Isu inilah yang secara cerdik digunakan oleh Marine Le Pen untuk menyampaikan pesannya kepada rakyat Perancis bahwa Emmanuel Macron adalah pimpinan untuk golongan elit bukan pimpinan rakyat.
Titik lemah ini tampaknya disadari oleh tim kampanye Emmanuel Macron sehingga tidak heran dalam waktu yang sangat sempit menuju hari pemilihan presiden, sosial media dibanjiri oleh potret kegiatan Emmanuel Macron yang bertemu dan berdialog dengan masyarakat Perancis untuk membangun image bahwa Macron dekat dan akrab dengan rakyat.
Isu konflik Rusia dan ukraina merupakan salah satu isu sentral dalam kampanye pilpres Perancis ini.
Sebelumnya Marine Le Pen memang pengagum presiden Rusia Vladimir Putin, namun secara cerdik kini dirinya mengambil jarak dengan Putin.
Kedekatan Marine Le Pen dengan Rusia tercermin ketika pada kampanye pilpres 2017 lalu dirinya mendapat dukungan pinjaman dana kampanye dari bank Rusia.
Tidak hanya sampai disitu saja, ketika Rusia menganeksasi Crimea, Marine Le Pen juga menyatakan dukungannya dengan menyatakan bahwa Putin memiliki hak untuk melakukan hal tersebut.
Di era kampanye tersebut dirinya juga bertemu dengan Putin dan menyerukan kepada Uni Eropa untuk menghentikan sangsi ekonomi pada Rusia.
Marine Le Pen juga berpendapat akhir akhir ini bahwa pemberian label Putin sebagai penjahat perang tidak perlu dilakukan karena justru akan mempersulit mencari pemecahan masalah konflik Rusia dan Ukraina ini.
Secara tegas Marine Le Pen menyatakan bahwa pengiriman senjata ke Ukraina akan menyerat Perancis dalam konflik Rusia dan Ukraina.
Jelas sekali bahwa Marine Le Pen akan membawa Perancis ke arah yang sangat berbeda dengan Macron karena dirinya menyatakan bahwa jika terpilih sebagai presiden Perancis akan menarik diri dari NATO dan memperbaiki hubungan dengan Rusia.
Secara gamblang Marine Le Pen dalam kampanye nya menyatakan bahwa dirinya menolak sangsi pada minyak dan gas Rusia karena hal ini akan meningkatkan biaya hidup masyarakat Perancis yang semakin sulit.
Perubahan sikap Marine Le Pen ini dianggap sebagai kematangan pribadi sekaligus juga kecerdikannya dalam membaca keinginan rakyat Perancis.

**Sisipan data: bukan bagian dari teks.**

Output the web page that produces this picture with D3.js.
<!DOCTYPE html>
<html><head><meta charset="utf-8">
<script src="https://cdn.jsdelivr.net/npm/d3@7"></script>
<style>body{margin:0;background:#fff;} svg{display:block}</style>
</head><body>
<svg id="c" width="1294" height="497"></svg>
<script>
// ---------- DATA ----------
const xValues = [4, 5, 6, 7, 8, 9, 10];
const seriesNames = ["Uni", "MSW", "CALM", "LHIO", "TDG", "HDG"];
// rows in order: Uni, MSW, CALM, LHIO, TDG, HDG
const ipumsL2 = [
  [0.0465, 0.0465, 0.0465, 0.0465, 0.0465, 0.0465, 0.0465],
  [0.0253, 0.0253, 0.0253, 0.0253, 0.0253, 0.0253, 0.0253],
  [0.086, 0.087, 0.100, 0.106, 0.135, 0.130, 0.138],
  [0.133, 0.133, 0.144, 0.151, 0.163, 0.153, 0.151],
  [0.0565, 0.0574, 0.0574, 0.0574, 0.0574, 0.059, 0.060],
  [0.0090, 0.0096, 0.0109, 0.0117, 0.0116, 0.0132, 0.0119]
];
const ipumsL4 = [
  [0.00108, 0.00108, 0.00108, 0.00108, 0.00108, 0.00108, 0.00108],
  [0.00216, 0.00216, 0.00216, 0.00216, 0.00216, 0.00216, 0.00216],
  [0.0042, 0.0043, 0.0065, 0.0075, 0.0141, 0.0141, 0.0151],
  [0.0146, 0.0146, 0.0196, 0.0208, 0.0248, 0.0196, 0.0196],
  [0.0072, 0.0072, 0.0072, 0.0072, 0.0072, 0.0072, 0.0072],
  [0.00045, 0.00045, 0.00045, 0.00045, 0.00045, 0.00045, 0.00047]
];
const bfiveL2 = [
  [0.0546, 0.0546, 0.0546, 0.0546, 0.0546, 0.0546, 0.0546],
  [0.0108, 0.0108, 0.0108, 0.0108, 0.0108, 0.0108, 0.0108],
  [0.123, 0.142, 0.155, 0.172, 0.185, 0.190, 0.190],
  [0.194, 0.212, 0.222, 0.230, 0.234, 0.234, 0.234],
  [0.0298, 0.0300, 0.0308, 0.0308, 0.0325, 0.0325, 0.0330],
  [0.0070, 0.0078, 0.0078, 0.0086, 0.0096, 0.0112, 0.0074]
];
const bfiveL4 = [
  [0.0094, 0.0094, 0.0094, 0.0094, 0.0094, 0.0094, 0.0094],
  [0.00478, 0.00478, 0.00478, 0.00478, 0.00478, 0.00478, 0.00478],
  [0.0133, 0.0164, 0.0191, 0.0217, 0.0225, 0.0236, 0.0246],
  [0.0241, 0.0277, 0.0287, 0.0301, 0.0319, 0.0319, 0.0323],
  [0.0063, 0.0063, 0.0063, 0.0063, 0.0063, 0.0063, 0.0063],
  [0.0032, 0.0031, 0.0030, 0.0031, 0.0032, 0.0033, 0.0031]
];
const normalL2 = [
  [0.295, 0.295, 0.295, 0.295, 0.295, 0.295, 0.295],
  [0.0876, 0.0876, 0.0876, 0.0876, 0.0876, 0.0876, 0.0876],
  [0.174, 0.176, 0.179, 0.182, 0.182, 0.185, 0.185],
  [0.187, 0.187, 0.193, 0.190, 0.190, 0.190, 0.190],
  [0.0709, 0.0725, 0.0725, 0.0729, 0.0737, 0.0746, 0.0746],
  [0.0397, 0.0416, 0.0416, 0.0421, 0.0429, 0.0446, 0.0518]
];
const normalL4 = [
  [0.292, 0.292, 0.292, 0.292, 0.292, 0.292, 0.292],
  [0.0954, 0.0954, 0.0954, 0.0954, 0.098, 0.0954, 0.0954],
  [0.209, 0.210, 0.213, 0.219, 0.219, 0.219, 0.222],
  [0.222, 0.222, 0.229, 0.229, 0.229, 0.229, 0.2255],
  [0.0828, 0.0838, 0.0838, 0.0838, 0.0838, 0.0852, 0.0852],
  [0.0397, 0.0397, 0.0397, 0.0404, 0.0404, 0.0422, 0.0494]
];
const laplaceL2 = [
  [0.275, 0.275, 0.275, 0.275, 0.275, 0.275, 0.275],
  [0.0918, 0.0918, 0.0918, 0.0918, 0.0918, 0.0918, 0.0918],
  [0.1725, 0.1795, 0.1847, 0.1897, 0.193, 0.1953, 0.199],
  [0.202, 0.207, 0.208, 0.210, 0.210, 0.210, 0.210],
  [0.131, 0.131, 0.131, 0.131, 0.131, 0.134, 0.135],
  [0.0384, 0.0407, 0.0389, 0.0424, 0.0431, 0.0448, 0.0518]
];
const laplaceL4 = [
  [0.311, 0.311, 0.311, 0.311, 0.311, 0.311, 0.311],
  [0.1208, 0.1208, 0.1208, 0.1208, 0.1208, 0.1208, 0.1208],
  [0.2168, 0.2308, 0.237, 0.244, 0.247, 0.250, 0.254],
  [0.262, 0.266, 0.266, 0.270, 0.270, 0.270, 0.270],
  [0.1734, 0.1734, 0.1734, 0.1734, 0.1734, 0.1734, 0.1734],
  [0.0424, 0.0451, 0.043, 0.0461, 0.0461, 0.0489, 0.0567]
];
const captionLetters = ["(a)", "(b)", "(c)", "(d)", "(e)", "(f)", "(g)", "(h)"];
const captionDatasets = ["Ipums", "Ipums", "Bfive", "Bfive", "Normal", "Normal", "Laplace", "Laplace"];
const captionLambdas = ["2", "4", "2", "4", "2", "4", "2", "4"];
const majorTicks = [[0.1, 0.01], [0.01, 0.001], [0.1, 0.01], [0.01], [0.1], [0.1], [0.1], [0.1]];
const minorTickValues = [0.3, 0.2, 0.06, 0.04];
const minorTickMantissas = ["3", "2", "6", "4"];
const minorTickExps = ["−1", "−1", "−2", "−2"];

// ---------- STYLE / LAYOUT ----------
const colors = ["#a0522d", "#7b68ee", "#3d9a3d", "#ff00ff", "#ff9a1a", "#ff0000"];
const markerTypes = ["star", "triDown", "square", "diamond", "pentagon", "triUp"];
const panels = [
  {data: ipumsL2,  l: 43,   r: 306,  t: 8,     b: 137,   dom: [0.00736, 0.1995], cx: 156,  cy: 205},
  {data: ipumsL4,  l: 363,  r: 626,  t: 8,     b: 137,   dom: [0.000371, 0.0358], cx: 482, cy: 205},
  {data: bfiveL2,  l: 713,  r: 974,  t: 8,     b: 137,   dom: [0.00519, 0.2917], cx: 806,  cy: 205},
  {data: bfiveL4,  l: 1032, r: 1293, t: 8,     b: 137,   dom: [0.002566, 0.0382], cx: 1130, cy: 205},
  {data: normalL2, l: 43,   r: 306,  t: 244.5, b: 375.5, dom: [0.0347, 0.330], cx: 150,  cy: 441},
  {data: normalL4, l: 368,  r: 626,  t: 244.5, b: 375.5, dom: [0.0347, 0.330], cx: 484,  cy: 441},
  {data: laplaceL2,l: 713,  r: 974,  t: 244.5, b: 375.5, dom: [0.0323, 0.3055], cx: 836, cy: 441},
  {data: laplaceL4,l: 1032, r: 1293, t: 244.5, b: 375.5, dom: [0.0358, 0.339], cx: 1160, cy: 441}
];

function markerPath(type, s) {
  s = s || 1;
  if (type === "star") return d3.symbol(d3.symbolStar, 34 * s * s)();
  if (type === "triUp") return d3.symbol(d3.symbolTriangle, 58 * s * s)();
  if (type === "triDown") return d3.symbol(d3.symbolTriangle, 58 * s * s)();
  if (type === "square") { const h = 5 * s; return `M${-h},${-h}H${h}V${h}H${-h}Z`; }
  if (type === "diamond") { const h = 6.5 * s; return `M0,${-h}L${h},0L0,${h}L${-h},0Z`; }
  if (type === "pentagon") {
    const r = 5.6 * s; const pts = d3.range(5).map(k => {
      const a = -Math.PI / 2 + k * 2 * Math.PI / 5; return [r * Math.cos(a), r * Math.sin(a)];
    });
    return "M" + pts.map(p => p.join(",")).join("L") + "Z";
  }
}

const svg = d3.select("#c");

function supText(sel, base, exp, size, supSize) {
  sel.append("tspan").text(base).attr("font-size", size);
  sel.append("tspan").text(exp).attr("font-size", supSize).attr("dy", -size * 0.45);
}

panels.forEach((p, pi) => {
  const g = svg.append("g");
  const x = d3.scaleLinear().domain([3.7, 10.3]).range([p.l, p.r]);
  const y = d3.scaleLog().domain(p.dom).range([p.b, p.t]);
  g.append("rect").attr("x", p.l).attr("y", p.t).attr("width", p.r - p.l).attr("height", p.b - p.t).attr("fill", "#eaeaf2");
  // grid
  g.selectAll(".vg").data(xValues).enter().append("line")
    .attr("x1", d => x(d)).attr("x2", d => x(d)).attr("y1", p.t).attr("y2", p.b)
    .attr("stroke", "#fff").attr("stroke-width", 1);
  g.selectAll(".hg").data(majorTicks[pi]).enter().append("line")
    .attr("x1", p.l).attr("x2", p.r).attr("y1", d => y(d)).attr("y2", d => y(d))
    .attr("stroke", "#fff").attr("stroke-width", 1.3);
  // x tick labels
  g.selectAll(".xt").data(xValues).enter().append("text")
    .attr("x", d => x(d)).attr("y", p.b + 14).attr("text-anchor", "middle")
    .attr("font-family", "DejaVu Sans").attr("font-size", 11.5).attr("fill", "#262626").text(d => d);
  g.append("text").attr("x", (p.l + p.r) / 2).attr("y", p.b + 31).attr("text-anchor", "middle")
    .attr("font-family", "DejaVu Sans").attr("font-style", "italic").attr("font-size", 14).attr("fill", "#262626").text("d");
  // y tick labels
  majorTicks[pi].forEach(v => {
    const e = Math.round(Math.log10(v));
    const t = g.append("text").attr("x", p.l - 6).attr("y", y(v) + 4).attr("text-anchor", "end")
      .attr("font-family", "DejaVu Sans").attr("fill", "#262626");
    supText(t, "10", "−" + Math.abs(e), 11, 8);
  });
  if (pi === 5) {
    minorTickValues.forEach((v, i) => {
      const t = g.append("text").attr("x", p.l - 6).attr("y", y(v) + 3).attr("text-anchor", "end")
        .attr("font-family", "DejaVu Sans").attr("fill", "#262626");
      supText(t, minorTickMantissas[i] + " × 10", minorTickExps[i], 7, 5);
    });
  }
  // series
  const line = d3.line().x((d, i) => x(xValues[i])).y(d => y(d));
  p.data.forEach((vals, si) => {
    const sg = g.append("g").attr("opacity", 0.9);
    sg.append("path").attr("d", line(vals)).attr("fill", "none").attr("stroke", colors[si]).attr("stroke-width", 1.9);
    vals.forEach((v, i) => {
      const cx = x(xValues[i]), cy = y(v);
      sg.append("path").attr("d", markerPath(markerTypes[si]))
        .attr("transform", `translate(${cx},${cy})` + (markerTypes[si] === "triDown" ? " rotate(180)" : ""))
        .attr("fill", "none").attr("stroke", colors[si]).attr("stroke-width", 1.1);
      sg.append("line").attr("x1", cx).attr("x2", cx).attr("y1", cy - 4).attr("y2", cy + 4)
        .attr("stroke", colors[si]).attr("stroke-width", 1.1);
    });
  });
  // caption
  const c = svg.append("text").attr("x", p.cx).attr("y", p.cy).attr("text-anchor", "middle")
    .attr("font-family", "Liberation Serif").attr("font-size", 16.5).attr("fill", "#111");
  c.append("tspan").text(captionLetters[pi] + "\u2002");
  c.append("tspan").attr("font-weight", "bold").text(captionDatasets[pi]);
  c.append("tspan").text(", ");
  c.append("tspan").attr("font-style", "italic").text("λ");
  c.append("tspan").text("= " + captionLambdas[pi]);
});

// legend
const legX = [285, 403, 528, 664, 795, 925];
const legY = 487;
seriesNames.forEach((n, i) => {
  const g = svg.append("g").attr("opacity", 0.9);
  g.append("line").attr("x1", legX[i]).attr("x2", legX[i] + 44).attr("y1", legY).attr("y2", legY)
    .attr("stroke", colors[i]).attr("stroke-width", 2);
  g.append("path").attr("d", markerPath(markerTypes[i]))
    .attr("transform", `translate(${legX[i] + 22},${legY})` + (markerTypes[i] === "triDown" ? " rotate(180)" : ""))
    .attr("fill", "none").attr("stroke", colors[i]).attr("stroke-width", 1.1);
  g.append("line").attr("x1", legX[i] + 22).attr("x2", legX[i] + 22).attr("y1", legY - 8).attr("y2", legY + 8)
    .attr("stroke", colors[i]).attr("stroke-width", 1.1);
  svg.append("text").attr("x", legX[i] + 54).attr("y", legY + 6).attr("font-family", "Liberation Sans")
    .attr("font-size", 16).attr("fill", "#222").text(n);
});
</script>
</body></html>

Rakyat perancis memang tidak setuju dengan invasi Rusia ini namun juga tidak ingin menjadi korban konflik ini karena meningkanya biaya hidup dan mengalirnya pengungsi ke Perancis.
Disinilah letak kecerdikan Marine Le Pen menggunakan isu konflik Rusia dan Ukraina ini dengan menawarkan solusi yang hampir mirip dengan strategi yang digunakan oleh Donald Trump dengan jargon "American first" nya, yaitu dengan mengedepankan kepentingan rakyat Perancis
Di lain pihak Macron justru mengambil arah yang berbeda dengan menyatakan bahwa pilpres ini merupakan refendum bagi kedaulatan negara Eropa dan pentingnya Perancis untuk tetap bersatu dalam payung Uni Eropa yang kuat.

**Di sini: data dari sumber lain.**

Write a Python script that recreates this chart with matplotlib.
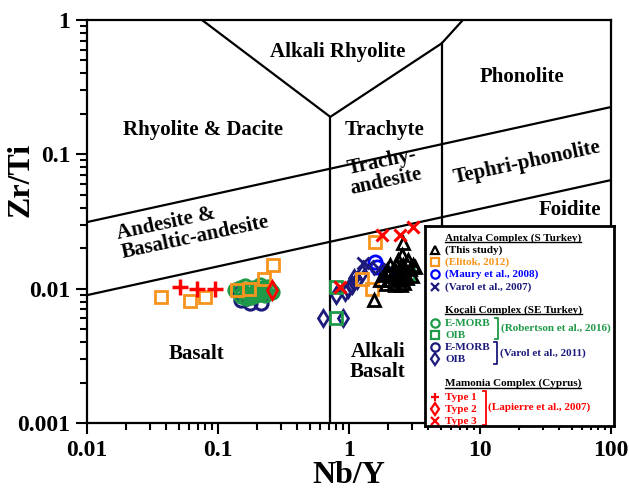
import matplotlib.pyplot as plt
import numpy as np

plt.rcParams['font.family'] = ['Liberation Serif', 'DejaVu Serif']
plt.rcParams['font.weight'] = 'bold'
plt.rcParams['mathtext.default'] = 'regular'

# colours
black = '#000000'
orange = '#F7941D'
blue = '#0000FF'
navy = '#1C1A7A'
green = '#1E9A48'
red = '#FF0000'

# ---- Antalya Complex (S Turkey) ----
this_study_nby = [1.72, 1.86, 1.95, 2.06, 2.06, 2.15, 2.24, 2.24, 2.30, 2.35, 2.45, 2.45,
                  2.50, 2.55, 2.60, 2.68, 2.75, 2.80, 2.92, 3.00, 3.10, 3.19, 2.20, 2.35,
                  2.65, 1.90, 2.00, 2.57, 1.55, 2.55]
this_study_zrti = [0.0116, 0.0126, 0.0138, 0.0150, 0.0116, 0.0126, 0.0138, 0.0106, 0.0150, 0.0163,
                   0.0126, 0.0138, 0.0106, 0.0116, 0.0150, 0.0130, 0.0120, 0.0163, 0.0140, 0.0125,
                   0.0150, 0.0145, 0.0110, 0.0120, 0.0110, 0.0108, 0.0128, 0.0217, 0.0082, 0.0178]
elitok_nby = [0.037, 0.061, 0.080, 0.139, 0.173, 0.224, 0.262, 1.58, 1.25, 1.49]
elitok_zrti = [0.0086, 0.0081, 0.0087, 0.0098, 0.0099, 0.0119, 0.0150, 0.0223, 0.0119, 0.0100]
maury_nby = [1.58, 1.65, 1.90, 2.10]
maury_zrti = [0.0159, 0.0145, 0.0130, 0.0125]
varol07_nby = [1.28, 1.40, 1.70]
varol07_zrti = [0.0155, 0.0148, 0.0140]

# ---- Koçali Complex (SE Turkey) ----
rob_emorb_nby = [0.135, 0.147, 0.155, 0.161, 0.170, 0.175, 0.185, 0.191, 0.200, 0.209, 0.220,
                 0.229, 0.240, 0.249, 0.260, 0.150, 0.180, 0.210, 0.230, 0.165, 0.195]
rob_emorb_zrti = [0.0098, 0.0101, 0.0094, 0.0104, 0.0097, 0.0090, 0.0102, 0.0095, 0.0099, 0.0092,
                  0.0101, 0.0096, 0.0103, 0.0098, 0.0094, 0.0088, 0.0087, 0.0106, 0.0090, 0.0085,
                  0.0089]
rob_oib_nby = [0.80, 0.80, 2.82]
rob_oib_zrti = [0.0103, 0.0061, 0.0126]
varol11_emorb_nby = [0.147, 0.175, 0.166, 0.214, 0.150]
varol11_emorb_zrti = [0.0093, 0.0078, 0.0085, 0.0078, 0.0082]
varol11_oib_nby = [0.63, 0.90, 0.80, 0.93, 1.05, 1.15, 1.26, 0.98, 1.10]
varol11_oib_zrti = [0.0060, 0.0060, 0.0090, 0.0094, 0.0106, 0.0116, 0.0131, 0.0100, 0.0120]

# ---- Mamonia Complex (Cyprus) ----
type1_nby = [0.051, 0.069, 0.095]
type1_zrti = [0.0103, 0.0100, 0.0100]
type2_nby = [0.257]
type2_zrti = [0.0098]
type3_nby = [1.78, 2.45, 3.10, 0.85]
type3_zrti = [0.0251, 0.0251, 0.0289, 0.0103]

# ---- field boundaries (Nb/Y, Zr/Ti) ----
upper_nby, upper_zrti = [0.01, 100], [0.0313, 0.225]
lower_nby, lower_zrti = [0.01, 100], [0.00895, 0.0643]
v_nby = [0.0755, 0.72, 5.1, 7.4]
v_zrti = [1.0, 0.19, 0.67, 1.0]
left_div_nby, left_div_zrti = [0.72, 0.72], [0.001, 0.19]
right_div_nby, right_div_zrti = [5.1, 5.1], [0.001, 0.67]

field_names = ['Alkali Rhyolite', 'Phonolite', 'Rhyolite & Dacite', 'Trachyte',
               'Tephri-phonolite', 'Trachy-\nandesite', 'Foidite',
               'Andesite &\nBasaltic-andesite', 'Basalt', 'Alkali\nBasalt']
field_nby = [0.824, 20.9, 0.0767, 1.88, 22.8, 1.85, 48.6, 0.0644, 0.069, 1.66]
field_zrti = [0.578, 0.376, 0.152, 0.152, 0.0861, 0.0738, 0.0385, 0.0283, 0.00326, 0.00284]
field_rot = [0, 0, 0, 0, 12, 12, 0, 12, 0, 0]
field_align = ['center', 'center', 'center', 'center', 'center', 'center', 'center',
               'left', 'center', 'center']

fig = plt.figure(figsize=(6.29, 4.96), dpi=100)
ax = fig.add_axes([87 / 629, 1 - 423 / 496, 524 / 629, 403 / 496])
ax.set_xscale('log')
ax.set_yscale('log')
ax.set_xlim(0.01, 100)
ax.set_ylim(0.001, 1)

lw = 1.6
for xs, ys in [(upper_nby, upper_zrti), (lower_nby, lower_zrti), (v_nby, v_zrti),
               (left_div_nby, left_div_zrti), (right_div_nby, right_div_zrti)]:
    ax.plot(xs, ys, color='black', lw=lw, solid_joinstyle='miter')

for name, x, y, r, al in zip(field_names, field_nby, field_zrti, field_rot, field_align):
    ax.text(x, y, name, ha='center', va='center', rotation=r, fontsize=15,
            fontweight='bold', linespacing=1.0, rotation_mode='anchor',
            multialignment=al)

# data points
ax.plot(varol11_oib_nby, varol11_oib_zrti, 'd', ms=8, mfc='none', mec=navy, mew=2)
ax.plot(varol11_emorb_nby, varol11_emorb_zrti, 'o', ms=9.5, mfc='none', mec=navy, mew=2.2)
ax.plot(rob_emorb_nby, rob_emorb_zrti, 'o', ms=9.5, mfc='none', mec=green, mew=2.2)
ax.plot(rob_oib_nby, rob_oib_zrti, 's', ms=8, mfc='none', mec=green, mew=2)
ax.plot(maury_nby, maury_zrti, 'o', ms=9.5, mfc='none', mec=blue, mew=2)
ax.plot(varol07_nby, varol07_zrti, 'x', ms=8, mec=navy, mew=2)
ax.plot(elitok_nby, elitok_zrti, 's', ms=8.5, mfc='none', mec=orange, mew=2)
ax.plot(this_study_nby, this_study_zrti, '^', ms=9, mfc='none', mec=black, mew=2)
ax.plot(type1_nby, type1_zrti, '+', ms=11, mec=red, mew=2.5)
ax.plot(type2_nby, type2_zrti, 'd', ms=9, mfc='none', mec=red, mew=2)
ax.plot(type3_nby, type3_zrti, 'x', ms=8, mec=red, mew=2.2)

ax.set_xticks([0.01, 0.1, 1, 10, 100], ['0.01', '0.1', '1', '10', '100'])
ax.set_yticks([0.001, 0.01, 0.1, 1], ['0.001', '0.01', '0.1', '1'])
ax.tick_params(which='both', direction='out', width=1.5, top=False, right=False,
               labelsize=17)
ax.tick_params(which='major', length=8, pad=4)
ax.tick_params(which='minor', length=5)
for s in ax.spines.values():
    s.set_linewidth(1.6)
ax.set_xlabel('Nb/Y', fontsize=23, fontweight='bold', labelpad=0)
ax.set_ylabel('Zr/Ti', fontsize=23, fontweight='bold')
ax.yaxis.set_label_coords(-0.098, 0.603)

# legend panel, laid out in its own pixel-like units
lax = fig.add_axes([425 / 629, 1 - 426 / 496, 189 / 629, 200 / 496])
lax.set_xlim(0, 189)
lax.set_ylim(200, 0)
lax.set_xticks([])
lax.set_yticks([])
for s in lax.spines.values():
    s.set_linewidth(2)

fs = 8
headers = [('Antalya Complex (S Turkey)', 12), ('Koçali Complex (SE Turkey)', 84),
           ('Mamonia Complex (Cyprus)', 157.5)]
entries = [
    ('^', black, 'none', 24, '(This study)'),
    ('s', orange, 'none', 36, '(Elitok, 2012)'),
    ('o', blue, 'none', 48, '(Maury et al., 2008)'),
    ('x', navy, navy, 61, '(Varol et al., 2007)'),
    ('o', green, 'none', 97, 'E-MORB'),
    ('s', green, 'none', 109, 'OIB'),
    ('o', navy, 'none', 121, 'E-MORB'),
    ('d', navy, 'none', 133, 'OIB'),
    ('+', red, red, 171, 'Type 1'),
    ('d', red, 'none', 183, 'Type 2'),
    ('x', red, red, 195, 'Type 3'),
]
header_texts = []
for txt, y in headers:
    t = lax.text(20, y, txt, fontsize=fs, fontweight='bold', va='center', ha='left')
    header_texts.append(t)
for m, c, fc, y, txt in entries:
    lax.plot([9.5], [y], m, ms=6, mfc=fc, mec=c, mew=1.6)
    lax.text(20, y, txt, fontsize=fs, fontweight='bold', color=c, va='center', ha='left')

# brackets with group references
brackets = [(70, 91.5, 112.5, green, '(Robertson et al., 2016)', 102),
            (69, 116, 138, navy, '(Varol et al., 2011)', 127),
            (57.5, 165, 199, red, '(Lapierre et al., 2007)', 181)]
for bx, y0, y1, c, txt, ty in brackets:
    lax.plot([bx, bx + 3, bx + 3, bx], [y0, y0, y1, y1], color=c, lw=1.3)
    lax.text(bx + 6, ty, txt, fontsize=fs, fontweight='bold', color=c, va='center', ha='left')

# underline the group headers
fig.canvas.draw()
inv = lax.transData.inverted()
for t in header_texts:
    bb = t.get_window_extent()
    (x0, _), (x1, _) = inv.transform([[bb.x0, bb.y0], [bb.x1, bb.y0]])
    _, yb = inv.transform([bb.x0, bb.y0])
    lax.plot([x0, x1], [yb - 0.5, yb - 0.5], color='black', lw=1.0)

fig.savefig('out.png', dpi=100)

Menurut Macron perang Rusia dan Ukraina membuat Perancis semakin kuat di panggung perpolitikan internasional.
Sebaliknya Le Pen antipasti terhadap Euro sehingga tidak heran jika dirinya jika terpilih maka Perancis akan keluar dari Uni Eropa sebagaimana yang dialkukan oleh Inggris sekaligus menggagas single Currency.
Dengan langkah ekstrim ini Marine Le Pen akan memprioritaskan lapangan kerja, kesejahteraan dan perumahan serta mengembalikan kejayaan Perancis.
Akankah Macron Terjungkal?
Pada pilpres putaran pertama yang melibatkan 12 kandidat Macron sebagai pertahana hanya memperoleh suara 28% saja sedangkan Le Pen meraih 23%.
Kemenangan tipis Macron di putaran pertama ini sekaligus menjadi peringatan bahwa ada kemungkinan dirinya akan dikalahkan oleh Le Pen pada putaran kedua.
Di urutan ketiga ada Jean-Luc Melenchon yang mengkampanyekan kenaikan upah buruh dan melawan perubahan iklim dengan perolehan suara 22 %.
Setelah mengalami kekalahan ini Jean-Luc Melenchon menghimbau kepada pemilihnya untuk tidak memberikan suara penuh kepada Le Pen namun juga tidak mengarahkan pemilihnya untuk memilih Macron.
Jadi pada pertarungan pilpres mendatang nanti pemenangnya akan ditentukan oleh limpahan suara dari kandidat yang kalah dalam putaran pertama.
Jika tanggal 24 April mendatang Marine Le Pen memenangi pilpres ini maka Emmanuel Macron akan menjadi korban pertama Putin sekaligus merupakan gelombang kejutan terbesar tidak saja bagi Perancis, namun bagi Eropa dan dunia.